BRIEF: Your job is to retype all of the data word for word, leaving every image out.

INFORMATION SHOWN:
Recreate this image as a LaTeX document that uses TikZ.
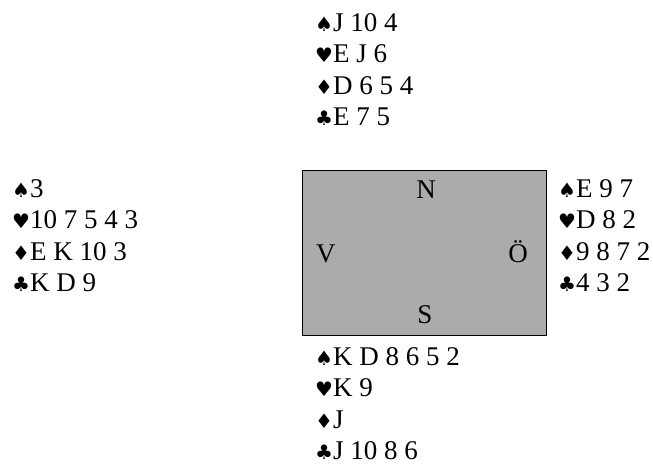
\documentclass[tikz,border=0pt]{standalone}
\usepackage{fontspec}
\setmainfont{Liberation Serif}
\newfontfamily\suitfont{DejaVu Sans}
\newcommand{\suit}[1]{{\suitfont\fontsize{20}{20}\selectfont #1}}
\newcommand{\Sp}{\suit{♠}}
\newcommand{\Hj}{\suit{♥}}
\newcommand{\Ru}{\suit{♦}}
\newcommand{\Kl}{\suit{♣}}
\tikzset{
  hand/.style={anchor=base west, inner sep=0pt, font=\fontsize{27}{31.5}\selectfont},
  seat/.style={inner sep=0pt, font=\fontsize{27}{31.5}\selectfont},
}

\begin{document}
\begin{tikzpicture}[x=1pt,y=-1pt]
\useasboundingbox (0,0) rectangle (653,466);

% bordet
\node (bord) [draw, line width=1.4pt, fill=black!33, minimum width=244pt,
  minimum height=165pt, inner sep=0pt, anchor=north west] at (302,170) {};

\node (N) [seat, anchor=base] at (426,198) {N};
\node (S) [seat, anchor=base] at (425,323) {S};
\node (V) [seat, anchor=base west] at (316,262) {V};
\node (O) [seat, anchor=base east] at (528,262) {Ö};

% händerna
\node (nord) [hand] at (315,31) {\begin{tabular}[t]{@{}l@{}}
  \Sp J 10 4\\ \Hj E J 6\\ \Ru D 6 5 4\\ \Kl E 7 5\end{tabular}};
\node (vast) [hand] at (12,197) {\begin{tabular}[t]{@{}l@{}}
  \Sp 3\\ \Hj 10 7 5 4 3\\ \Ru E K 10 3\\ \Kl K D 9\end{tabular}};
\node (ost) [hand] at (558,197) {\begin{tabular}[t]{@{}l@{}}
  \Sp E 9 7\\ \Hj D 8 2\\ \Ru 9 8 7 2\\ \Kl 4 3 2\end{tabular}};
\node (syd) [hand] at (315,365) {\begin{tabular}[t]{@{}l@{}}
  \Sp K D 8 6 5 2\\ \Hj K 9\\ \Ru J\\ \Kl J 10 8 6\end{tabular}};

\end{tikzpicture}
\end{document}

RESPONSE TO THE TASK:
Recreate this image as a LaTeX document that uses TikZ.
\documentclass[tikz,border=0pt]{standalone}
\usepackage{fontspec}
\setmainfont{Liberation Serif}
\newfontfamily\suitfont{DejaVu Sans}
\newcommand{\suit}[1]{{\suitfont\fontsize{20}{20}\selectfont #1}}
\newcommand{\Sp}{\suit{♠}}
\newcommand{\Hj}{\suit{♥}}
\newcommand{\Ru}{\suit{♦}}
\newcommand{\Kl}{\suit{♣}}
\tikzset{
  hand/.style={anchor=base west, inner sep=0pt, font=\fontsize{27}{31.5}\selectfont},
  seat/.style={inner sep=0pt, font=\fontsize{27}{31.5}\selectfont},
}

\begin{document}
\begin{tikzpicture}[x=1pt,y=-1pt]
\useasboundingbox (0,0) rectangle (653,466);

% bordet
\node (bord) [draw, line width=1.4pt, fill=black!33, minimum width=244pt,
  minimum height=165pt, inner sep=0pt, anchor=north west] at (302,170) {};

\node (N) [seat, anchor=base] at (426,198) {N};
\node (S) [seat, anchor=base] at (425,323) {S};
\node (V) [seat, anchor=base west] at (316,262) {V};
\node (O) [seat, anchor=base east] at (528,262) {Ö};

% händerna
\node (nord) [hand] at (315,31) {\begin{tabular}[t]{@{}l@{}}
  \Sp J 10 4\\ \Hj E J 6\\ \Ru D 6 5 4\\ \Kl E 7 5\end{tabular}};
\node (vast) [hand] at (12,197) {\begin{tabular}[t]{@{}l@{}}
  \Sp 3\\ \Hj 10 7 5 4 3\\ \Ru E K 10 3\\ \Kl K D 9\end{tabular}};
\node (ost) [hand] at (558,197) {\begin{tabular}[t]{@{}l@{}}
  \Sp E 9 7\\ \Hj D 8 2\\ \Ru 9 8 7 2\\ \Kl 4 3 2\end{tabular}};
\node (syd) [hand] at (315,365) {\begin{tabular}[t]{@{}l@{}}
  \Sp K D 8 6 5 2\\ \Hj K 9\\ \Ru J\\ \Kl J 10 8 6\end{tabular}};

\end{tikzpicture}
\end{document}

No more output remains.